The field g and gauge transformations
Hello Lawrence:
Thanks for all your technical responses. I wish to make clear that there is something
brand new in the GEM proposal as of posts 424 and 425. It is fair to say I am working on the extension of gauge theory into quaternion representations, but one that does tie in directly to some of what we know of gauge theory.
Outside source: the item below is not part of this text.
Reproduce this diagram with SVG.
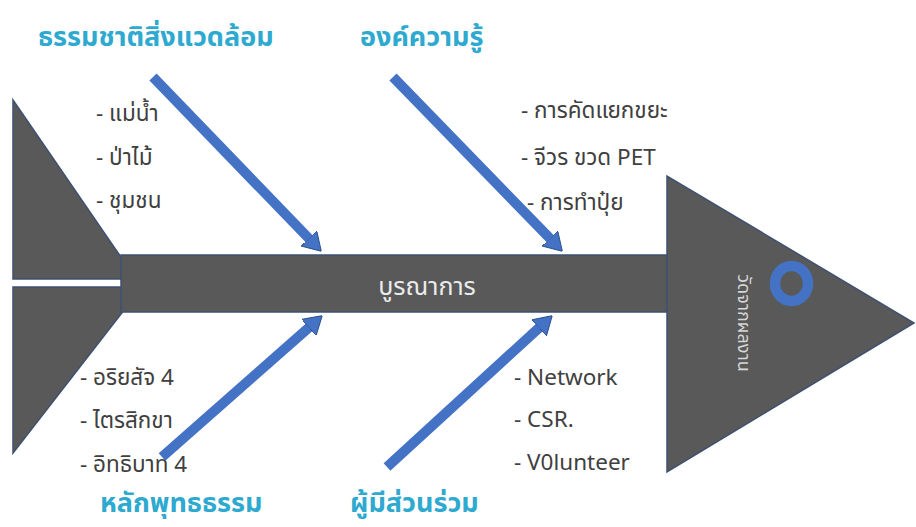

There are also some clear breaks. Let me point one out. The Bianchi identities will never be relevant to this work. The Bianchi identities come out of the Riemann curvature tensor. While I do work with the connection if and only if it appears as part of a covariant derivative, I never work with the connection outside of a covariant derivative as happens with the Riemann curvature tensor. This makes communicating with someone with your level of training darn near impossible because you find some reason to reintroduce the curvature tensor or its stand ins.
[digression]
Why should the Riemann curvature tensor create problems? After all, it is part of a huge intellectual effort, done by some of the smartest math and physics people ever (Lawrence listed a few of the many authors working on this subject). It is both courageous and daft to claim Riemann curvature tensor is irrelevant to how Nature works. Here is the logic most readers of this thread should be able to follow.
The 4-potential A^{\nu} transforms like a tensor.
The 4-derivative \partial^{\mu} transforms like a tensor.
The 4-derivative of a 4-potential \partial^{\mu} A^{\nu} does
not transform like a tensor.
To correct this problem, we need to add in the connection. It turns out there are
lots of options with the choice of the connection. I choose to work with the same one used in GR, which is to say the connection is torsion-free and metric compatible, so the connection is the Christoffel symbol of the second kind. The Christoffel symbol has three first derivatives of the metric. Thus we get the definition of the covariant derivative:
\nabla^{\mu} A^{\nu} = \partial^{\mu} A^{\nu} - \Gamma_{\sigma}^{\mu \nu} A^{\sigma}
Einstein learned this stuff (he didn't invent it) from is math tutors. He focused on the Gamma which contains the first derivatives of the metric. He then asked his math buddies for the math object that transforms like a tensor but has second order derivatives of the metric. He was thinking about good old F=Ma, how Nature accomplishes things with second order derivatives. That was his inspired guess, and he needed some direction to implement it. The answer he was given was the Riemann curvature tensor. That was a great answer that has led to lots of great results. The way math wonks sell it, they say it is the only answer without getting into really obscure math.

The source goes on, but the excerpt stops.